Credit: ArtemisDiana
During the last 30 years, digital data and artificial intelligence (AI) to exploit that data have emerged as central to management of our society. At the same time, the development of digital networks and big computing centers has promoted centralization of data and digital systems, leaving individuals and communities outside of this new digital ecosystem and without the ability to control local finance, health, or governance systems. New distributed technologies, loosely described as Web3 and employing technologies such as federated AI, blockchain, Internet of Things (IoT), and others, have the potential to give back control of data, AI, and its benefits to individuals and communities. In addition to the many private efforts now being launched, some national governments are aggressively pursuing this new suite of technologies, but with much stronger government oversight. Consequently, there is an urgent need to develop standards that guarantee a Web3 economy that remains truly distributed and yet provides global interoperability along with adequate protection for individuals and communities.
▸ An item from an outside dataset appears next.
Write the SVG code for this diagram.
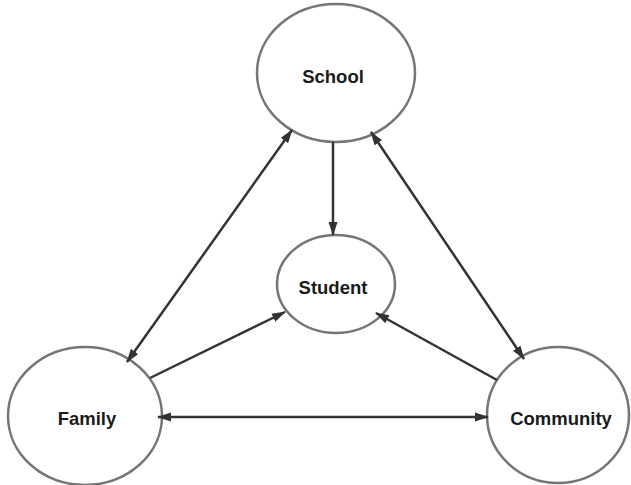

During the last decade, all segments of society have become increasingly alarmed by the amount of data, and resulting power, held by a small number of actors. But this concentration of data and control is not as new as people may think: from the 1980s onward, the first wave of digital technology made it cheaper and easier to manage diverse communities from a central database using centralized administration. The resulting concentration of information and financial capital led to more than half of the U.S.'s community financial institutions disappearing over the next decades, as did local hospitals, and neighborhood-level governments. Services became cheaper and more uniform, but communities lost their local institutions and the skills, engagement, and local knowledge that go with them. With the loss of community control came the loss of citizen trust and engagement as well as the ability to tailor solutions to individual communities.